_Task directions_
Extract, exactly, the lines from the line containing "Recreate this image" to the line containing "from bokeh.resources import INLINE", with both lines included and any pictures left out.

_Input records_

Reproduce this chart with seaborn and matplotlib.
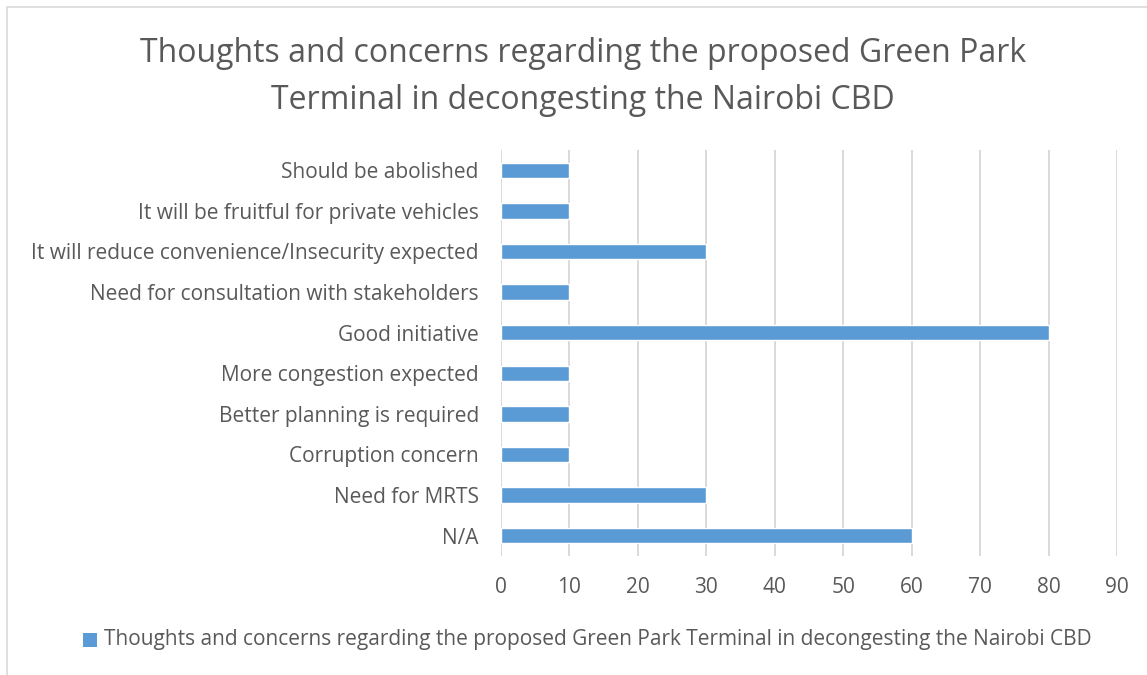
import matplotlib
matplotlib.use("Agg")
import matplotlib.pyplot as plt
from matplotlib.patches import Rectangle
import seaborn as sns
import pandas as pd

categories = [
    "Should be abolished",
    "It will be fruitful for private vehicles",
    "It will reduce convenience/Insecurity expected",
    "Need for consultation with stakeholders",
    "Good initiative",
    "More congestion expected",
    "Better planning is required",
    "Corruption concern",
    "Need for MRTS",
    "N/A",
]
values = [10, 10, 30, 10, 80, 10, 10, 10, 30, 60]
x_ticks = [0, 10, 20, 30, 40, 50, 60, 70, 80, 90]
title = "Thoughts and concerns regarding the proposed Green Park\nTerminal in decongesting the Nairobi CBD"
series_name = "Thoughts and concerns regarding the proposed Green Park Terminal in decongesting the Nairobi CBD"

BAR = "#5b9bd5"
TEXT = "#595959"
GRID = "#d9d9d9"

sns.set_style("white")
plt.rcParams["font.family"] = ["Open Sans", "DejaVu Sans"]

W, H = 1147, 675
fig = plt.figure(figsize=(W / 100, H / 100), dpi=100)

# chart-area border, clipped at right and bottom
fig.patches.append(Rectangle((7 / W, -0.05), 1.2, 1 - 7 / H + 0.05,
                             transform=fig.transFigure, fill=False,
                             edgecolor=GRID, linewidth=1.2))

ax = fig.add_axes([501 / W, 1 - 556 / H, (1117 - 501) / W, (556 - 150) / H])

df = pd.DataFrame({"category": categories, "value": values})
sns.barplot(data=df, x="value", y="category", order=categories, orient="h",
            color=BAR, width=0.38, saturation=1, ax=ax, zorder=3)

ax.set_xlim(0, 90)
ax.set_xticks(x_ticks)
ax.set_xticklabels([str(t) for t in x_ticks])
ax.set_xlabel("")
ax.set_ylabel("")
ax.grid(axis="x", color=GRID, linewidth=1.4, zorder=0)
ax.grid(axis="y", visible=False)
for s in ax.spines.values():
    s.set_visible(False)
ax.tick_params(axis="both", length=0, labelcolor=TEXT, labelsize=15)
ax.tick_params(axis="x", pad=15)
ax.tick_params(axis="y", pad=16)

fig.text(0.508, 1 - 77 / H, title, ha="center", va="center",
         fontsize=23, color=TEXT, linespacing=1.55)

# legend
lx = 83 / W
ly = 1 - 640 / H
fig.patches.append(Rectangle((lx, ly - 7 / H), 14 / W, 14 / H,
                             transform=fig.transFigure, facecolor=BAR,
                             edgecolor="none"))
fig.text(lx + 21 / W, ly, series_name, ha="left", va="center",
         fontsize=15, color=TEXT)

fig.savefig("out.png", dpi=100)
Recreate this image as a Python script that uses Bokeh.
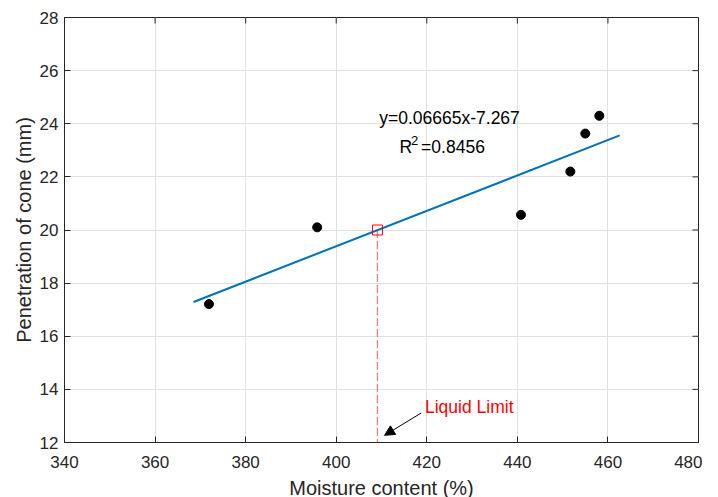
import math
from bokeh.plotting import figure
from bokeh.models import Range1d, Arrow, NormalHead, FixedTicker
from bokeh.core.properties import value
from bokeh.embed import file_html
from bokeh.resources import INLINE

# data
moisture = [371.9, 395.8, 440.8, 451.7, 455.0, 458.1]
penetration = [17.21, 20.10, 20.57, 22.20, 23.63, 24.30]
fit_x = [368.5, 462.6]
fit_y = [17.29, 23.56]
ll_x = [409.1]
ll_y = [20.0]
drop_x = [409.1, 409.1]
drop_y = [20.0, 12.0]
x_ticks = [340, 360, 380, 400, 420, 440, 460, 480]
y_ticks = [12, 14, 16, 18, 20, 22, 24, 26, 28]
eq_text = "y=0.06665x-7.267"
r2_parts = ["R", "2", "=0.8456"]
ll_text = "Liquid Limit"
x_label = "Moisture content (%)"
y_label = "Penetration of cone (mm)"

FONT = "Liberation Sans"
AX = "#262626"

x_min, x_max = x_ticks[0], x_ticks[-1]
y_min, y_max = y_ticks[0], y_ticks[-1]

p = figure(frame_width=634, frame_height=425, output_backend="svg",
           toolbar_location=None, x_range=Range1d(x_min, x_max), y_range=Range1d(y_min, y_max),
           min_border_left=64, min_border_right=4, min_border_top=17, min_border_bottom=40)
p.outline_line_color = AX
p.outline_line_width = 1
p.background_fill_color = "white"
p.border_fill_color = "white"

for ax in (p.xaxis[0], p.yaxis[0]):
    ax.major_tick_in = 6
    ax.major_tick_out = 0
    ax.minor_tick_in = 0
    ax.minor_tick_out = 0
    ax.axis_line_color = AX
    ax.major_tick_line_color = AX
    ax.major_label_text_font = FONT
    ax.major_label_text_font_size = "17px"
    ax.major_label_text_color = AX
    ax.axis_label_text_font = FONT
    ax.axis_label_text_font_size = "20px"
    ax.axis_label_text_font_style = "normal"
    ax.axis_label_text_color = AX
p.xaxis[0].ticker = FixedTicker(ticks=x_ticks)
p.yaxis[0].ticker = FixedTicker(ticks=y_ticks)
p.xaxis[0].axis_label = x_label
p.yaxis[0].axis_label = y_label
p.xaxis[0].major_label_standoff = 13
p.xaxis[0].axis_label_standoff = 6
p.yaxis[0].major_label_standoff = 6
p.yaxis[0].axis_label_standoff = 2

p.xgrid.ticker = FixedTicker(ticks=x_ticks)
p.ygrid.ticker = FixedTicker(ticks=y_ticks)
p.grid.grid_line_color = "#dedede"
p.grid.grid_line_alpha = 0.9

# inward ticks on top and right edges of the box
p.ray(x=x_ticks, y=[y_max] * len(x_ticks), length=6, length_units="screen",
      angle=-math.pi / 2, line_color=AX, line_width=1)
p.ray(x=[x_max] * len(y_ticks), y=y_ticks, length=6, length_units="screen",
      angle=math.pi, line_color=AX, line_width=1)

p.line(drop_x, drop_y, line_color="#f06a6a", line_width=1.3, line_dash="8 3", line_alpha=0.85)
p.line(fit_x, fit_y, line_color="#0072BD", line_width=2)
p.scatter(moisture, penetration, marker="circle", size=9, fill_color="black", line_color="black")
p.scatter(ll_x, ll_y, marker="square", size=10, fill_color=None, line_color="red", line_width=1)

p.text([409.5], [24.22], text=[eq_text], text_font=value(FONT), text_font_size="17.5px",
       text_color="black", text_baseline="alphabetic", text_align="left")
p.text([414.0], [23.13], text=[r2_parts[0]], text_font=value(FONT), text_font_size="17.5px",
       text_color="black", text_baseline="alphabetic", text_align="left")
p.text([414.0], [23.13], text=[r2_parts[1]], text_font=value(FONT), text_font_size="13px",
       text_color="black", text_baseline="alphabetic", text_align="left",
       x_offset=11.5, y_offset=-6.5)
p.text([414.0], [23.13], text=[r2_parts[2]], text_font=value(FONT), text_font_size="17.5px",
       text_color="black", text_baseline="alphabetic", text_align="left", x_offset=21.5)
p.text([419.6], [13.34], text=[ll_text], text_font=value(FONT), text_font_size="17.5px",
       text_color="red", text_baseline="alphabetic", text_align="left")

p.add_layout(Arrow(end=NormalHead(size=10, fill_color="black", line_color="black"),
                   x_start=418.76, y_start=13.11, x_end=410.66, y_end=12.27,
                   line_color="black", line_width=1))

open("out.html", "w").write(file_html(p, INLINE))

_Correct response_
Recreate this image as a Python script that uses Bokeh.
import math
from bokeh.plotting import figure
from bokeh.models import Range1d, Arrow, NormalHead, FixedTicker
from bokeh.core.properties import value
from bokeh.embed import file_html
from bokeh.resources import INLINE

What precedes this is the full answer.